▸ **Goal**:
Make an exact copy of the records, with the images left out.

▸ **Supplied data**:
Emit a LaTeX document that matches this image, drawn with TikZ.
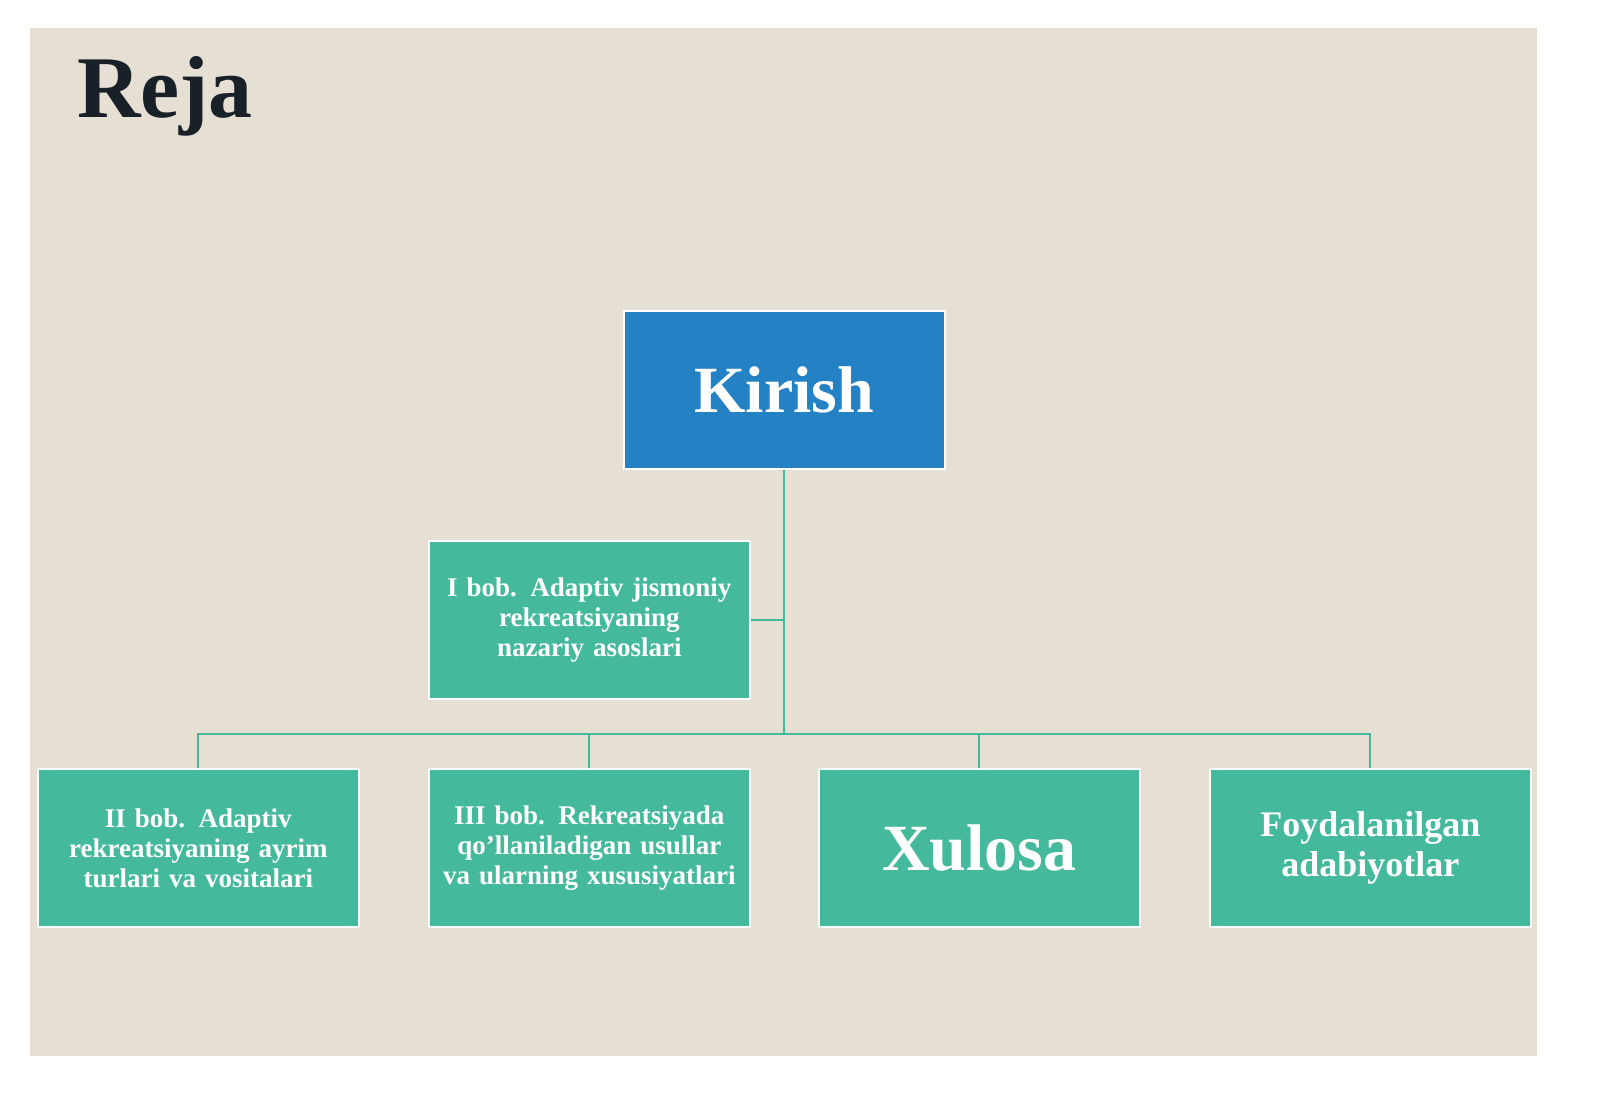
\documentclass[tikz,border=0pt]{standalone}
\usepackage{fontspec}
\setmainfont{Liberation Serif}
\definecolor{bgpaper}{RGB}{229,224,211}
\definecolor{boxblue}{RGB}{36,129,195}
\definecolor{boxgreen}{RGB}{69,185,155}
\definecolor{titleink}{RGB}{24,32,40}
\hyphenpenalty=10000
\exhyphenpenalty=10000
\begin{document}
\begin{tikzpicture}[x=0.5pt,y=-0.5pt,
  box/.style={draw=white,line width=0.8pt,fill=boxgreen,text=white,font=\bfseries,
    minimum width=160.5pt,minimum height=79pt,align=center,inner sep=2pt,anchor=north west},
  small/.style={font=\bfseries\fontsize{13.5}{15}\selectfont,text width=156pt},
  link/.style={draw=boxgreen,line width=0.9pt}]
\useasboundingbox (0,0) rectangle (1600,1107);
%background
\fill[white] (0,0) rectangle (1600,1107);
\fill[bgpaper] (30,28) rectangle (1537,1056);
%title
\node[anchor=west,text=titleink,font=\bfseries\fontsize{44}{48}\selectfont] (title) at (70,96) {Reja};
%boxes
\node[box,fill=boxblue,font=\bfseries\fontsize{33}{36}\selectfont] (kirish) at (623,310) {Kirish};
\node[box,small] (bob1) at (428,540) {I bob. Adaptiv jismoniy rekreatsiyaning nazariy asoslari};
\node[box,small] (bob2) at (37,768) {II bob. Adaptiv rekreatsiyaning ayrim turlari va vositalari};
\node[box,small] (bob3) at (428,768) {III bob. Rekreatsiyada qo’llaniladigan usullar va ularning xususiyatlari};
\node[box,font=\bfseries\fontsize{33}{36}\selectfont] (xulosa) at (818,768) {Xulosa};
\node[box,font=\bfseries\fontsize{18}{20}\selectfont,text width=150pt] (adab) at (1209,768) {Foydalanilgan adabiyotlar};
%connectors
\coordinate (hub) at (kirish.south |- 0,734);
\draw[link] (kirish.south) -- (hub);
\draw[link] (bob1.east) -- (kirish.south |- bob1.east);
\draw[link] (bob2.north) |- (hub) -| (adab.north);
\draw[link] (bob3.north) -- (bob3.north |- hub);
\draw[link] (xulosa.north) -- (xulosa.north |- hub);
\end{tikzpicture}
\end{document}
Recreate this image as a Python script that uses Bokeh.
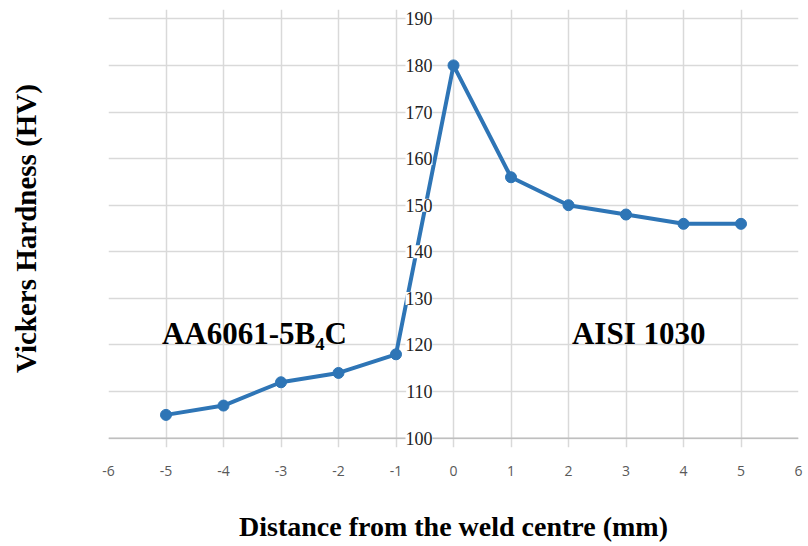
from bokeh.plotting import figure
from bokeh.embed import file_html
from bokeh.resources import INLINE
from bokeh.core.properties import value
from bokeh.models import FixedTicker, Range1d, LabelSet, ColumnDataSource, Span

# data
distance = [-5, -4, -3, -2, -1, 0, 1, 2, 3, 4, 5]
hardness = [105, 107, 112, 114, 118, 180, 156, 150, 148, 146, 146]

x_ticks = list(range(-6, 7))
x_tick_labels = {t: str(t) for t in x_ticks}
y_ticks = [100, 110, 120, 130, 140, 150, 160, 170, 180, 190]
y_tick_labels = [str(v) for v in y_ticks]

region_labels = ["AA6061-5B\u2084C", "AISI 1030"]
region_x = [-5.07, 2.06]
region_y = [122.5, 122.5]

BLUE = "#2e75b6"
GRID = "#d9d9d9"

# a little room above 190 / below 100 so the tick labels at x = 0 are not clipped
p = figure(width=808, height=546, output_backend="svg", toolbar_location=None,
           x_range=Range1d(-6, 6), y_range=Range1d(y_ticks[0] - 2, y_ticks[-1] + 2),
           min_border_left=108, min_border_right=10, min_border_top=9, min_border_bottom=99)
p.outline_line_color = None
p.background_fill_color = "white"

p.xaxis.ticker = FixedTicker(ticks=x_ticks)
p.xgrid.ticker = FixedTicker(ticks=x_ticks)
p.yaxis.ticker = FixedTicker(ticks=[])
p.ygrid.ticker = FixedTicker(ticks=y_ticks)
p.xgrid.grid_line_color = GRID
p.ygrid.grid_line_color = GRID
p.xgrid.grid_line_width = 1.5
p.ygrid.grid_line_width = 1.5
p.xgrid.bounds = (y_ticks[0], y_ticks[-1])

# x axis: labels only; the baseline is drawn at y = 100
p.xaxis.axis_line_color = None
p.xaxis.major_tick_line_color = None
p.xaxis.minor_tick_line_color = None
p.xaxis.major_tick_out = 0
p.xaxis.major_label_overrides = x_tick_labels
p.xaxis.major_label_standoff = 18
p.xaxis.major_label_text_font = "Open Sans"
p.xaxis.major_label_text_font_size = "14px"
p.xaxis.major_label_text_color = "#595959"
p.xaxis.axis_label = "Distance from the weld centre (mm)"
p.xaxis.axis_label_text_font = "Liberation Serif"
p.xaxis.axis_label_text_font_style = "bold"
p.xaxis.axis_label_text_font_size = "28px"
p.xaxis.axis_label_text_color = "black"
p.xaxis.axis_label_standoff = 32
p.add_layout(Span(location=y_ticks[0], dimension="width", line_color="#bfbfbf", line_width=1.5))

# y axis: title only (its tick labels are drawn at x = 0)
p.yaxis.axis_line_color = None
p.yaxis.major_tick_line_color = None
p.yaxis.minor_tick_line_color = None
p.yaxis.major_tick_out = 0
p.yaxis.axis_label = "Vickers Hardness (HV)"
p.yaxis.axis_label_text_font = "Liberation Serif"
p.yaxis.axis_label_text_font_style = "bold"
p.yaxis.axis_label_text_font_size = "29px"
p.yaxis.axis_label_text_color = "black"
p.yaxis.axis_label_standoff = 67

tick_src = ColumnDataSource(dict(x=[0] * len(y_ticks), y=y_ticks, text=y_tick_labels))
p.add_layout(LabelSet(x="x", y="y", text="text", source=tick_src, x_offset=-21,
                      text_align="right", text_baseline="middle",
                      text_font="DejaVu Serif", text_font_size="18px", text_color="#222222",
                      background_fill_color="white"))

p.line(distance, hardness, line_color=BLUE, line_width=4)
p.scatter(distance, hardness, size=11, fill_color=BLUE, line_color=BLUE)

p.text(x=region_x, y=region_y, text=region_labels, text_align="left",
       text_baseline="alphabetic", text_font=value("Liberation Serif"),
       text_font_style="bold", text_font_size="31px", text_color="black")

open("out.html", "w").write(file_html(p, INLINE))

▸ **Solved exercise**:
Emit a LaTeX document that matches this image, drawn with TikZ.
\documentclass[tikz,border=0pt]{standalone}
\usepackage{fontspec}
\setmainfont{Liberation Serif}
\definecolor{bgpaper}{RGB}{229,224,211}
\definecolor{boxblue}{RGB}{36,129,195}
\definecolor{boxgreen}{RGB}{69,185,155}
\definecolor{titleink}{RGB}{24,32,40}
\hyphenpenalty=10000
\exhyphenpenalty=10000
\begin{document}
\begin{tikzpicture}[x=0.5pt,y=-0.5pt,
  box/.style={draw=white,line width=0.8pt,fill=boxgreen,text=white,font=\bfseries,
    minimum width=160.5pt,minimum height=79pt,align=center,inner sep=2pt,anchor=north west},
  small/.style={font=\bfseries\fontsize{13.5}{15}\selectfont,text width=156pt},
  link/.style={draw=boxgreen,line width=0.9pt}]
\useasboundingbox (0,0) rectangle (1600,1107);
%background
\fill[white] (0,0) rectangle (1600,1107);
\fill[bgpaper] (30,28) rectangle (1537,1056);
%title
\node[anchor=west,text=titleink,font=\bfseries\fontsize{44}{48}\selectfont] (title) at (70,96) {Reja};
%boxes
\node[box,fill=boxblue,font=\bfseries\fontsize{33}{36}\selectfont] (kirish) at (623,310) {Kirish};
\node[box,small] (bob1) at (428,540) {I bob. Adaptiv jismoniy rekreatsiyaning nazariy asoslari};
\node[box,small] (bob2) at (37,768) {II bob. Adaptiv rekreatsiyaning ayrim turlari va vositalari};
\node[box,small] (bob3) at (428,768) {III bob. Rekreatsiyada qo’llaniladigan usullar va ularning xususiyatlari};
\node[box,font=\bfseries\fontsize{33}{36}\selectfont] (xulosa) at (818,768) {Xulosa};
\node[box,font=\bfseries\fontsize{18}{20}\selectfont,text width=150pt] (adab) at (1209,768) {Foydalanilgan adabiyotlar};
%connectors
\coordinate (hub) at (kirish.south |- 0,734);
\draw[link] (kirish.south) -- (hub);
\draw[link] (bob1.east) -- (kirish.south |- bob1.east);
\draw[link] (bob2.north) |- (hub) -| (adab.north);
\draw[link] (bob3.north) -- (bob3.north |- hub);
\draw[link] (xulosa.north) -- (xulosa.north |- hub);
\end{tikzpicture}
\end{document}
Recreate this image as a Python script that uses Bokeh.
from bokeh.plotting import figure
from bokeh.embed import file_html
from bokeh.resources import INLINE
from bokeh.core.properties import value
from bokeh.models import FixedTicker, Range1d, LabelSet, ColumnDataSource, Span

# data
distance = [-5, -4, -3, -2, -1, 0, 1, 2, 3, 4, 5]
hardness = [105, 107, 112, 114, 118, 180, 156, 150, 148, 146, 146]

x_ticks = list(range(-6, 7))
x_tick_labels = {t: str(t) for t in x_ticks}
y_ticks = [100, 110, 120, 130, 140, 150, 160, 170, 180, 190]
y_tick_labels = [str(v) for v in y_ticks]

region_labels = ["AA6061-5B\u2084C", "AISI 1030"]
region_x = [-5.07, 2.06]
region_y = [122.5, 122.5]

BLUE = "#2e75b6"
GRID = "#d9d9d9"

# a little room above 190 / below 100 so the tick labels at x = 0 are not clipped
p = figure(width=808, height=546, output_backend="svg", toolbar_location=None,
           x_range=Range1d(-6, 6), y_range=Range1d(y_ticks[0] - 2, y_ticks[-1] + 2),
           min_border_left=108, min_border_right=10, min_border_top=9, min_border_bottom=99)
p.outline_line_color = None
p.background_fill_color = "white"

p.xaxis.ticker = FixedTicker(ticks=x_ticks)
p.xgrid.ticker = FixedTicker(ticks=x_ticks)
p.yaxis.ticker = FixedTicker(ticks=[])
p.ygrid.ticker = FixedTicker(ticks=y_ticks)
p.xgrid.grid_line_color = GRID
p.ygrid.grid_line_color = GRID
p.xgrid.grid_line_width = 1.5
p.ygrid.grid_line_width = 1.5
p.xgrid.bounds = (y_ticks[0], y_ticks[-1])

# x axis: labels only; the baseline is drawn at y = 100
p.xaxis.axis_line_color = None
p.xaxis.major_tick_line_color = None
p.xaxis.minor_tick_line_color = None
p.xaxis.major_tick_out = 0
p.xaxis.major_label_overrides = x_tick_labels
p.xaxis.major_label_standoff = 18
p.xaxis.major_label_text_font = "Open Sans"
p.xaxis.major_label_text_font_size = "14px"
p.xaxis.major_label_text_color = "#595959"
p.xaxis.axis_label = "Distance from the weld centre (mm)"
p.xaxis.axis_label_text_font = "Liberation Serif"
p.xaxis.axis_label_text_font_style = "bold"
p.xaxis.axis_label_text_font_size = "28px"
p.xaxis.axis_label_text_color = "black"
p.xaxis.axis_label_standoff = 32
p.add_layout(Span(location=y_ticks[0], dimension="width", line_color="#bfbfbf", line_width=1.5))

# y axis: title only (its tick labels are drawn at x = 0)
p.yaxis.axis_line_color = None
p.yaxis.major_tick_line_color = None
p.yaxis.minor_tick_line_color = None
p.yaxis.major_tick_out = 0
p.yaxis.axis_label = "Vickers Hardness (HV)"
p.yaxis.axis_label_text_font = "Liberation Serif"
p.yaxis.axis_label_text_font_style = "bold"
p.yaxis.axis_label_text_font_size = "29px"
p.yaxis.axis_label_text_color = "black"
p.yaxis.axis_label_standoff = 67

tick_src = ColumnDataSource(dict(x=[0] * len(y_ticks), y=y_ticks, text=y_tick_labels))
p.add_layout(LabelSet(x="x", y="y", text="text", source=tick_src, x_offset=-21,
                      text_align="right", text_baseline="middle",
                      text_font="DejaVu Serif", text_font_size="18px", text_color="#222222",
                      background_fill_color="white"))

p.line(distance, hardness, line_color=BLUE, line_width=4)
p.scatter(distance, hardness, size=11, fill_color=BLUE, line_color=BLUE)

p.text(x=region_x, y=region_y, text=region_labels, text_align="left",
       text_baseline="alphabetic", text_font=value("Liberation Serif"),
       text_font_style="bold", text_font_size="31px", text_color="black")

open("out.html", "w").write(file_html(p, INLINE))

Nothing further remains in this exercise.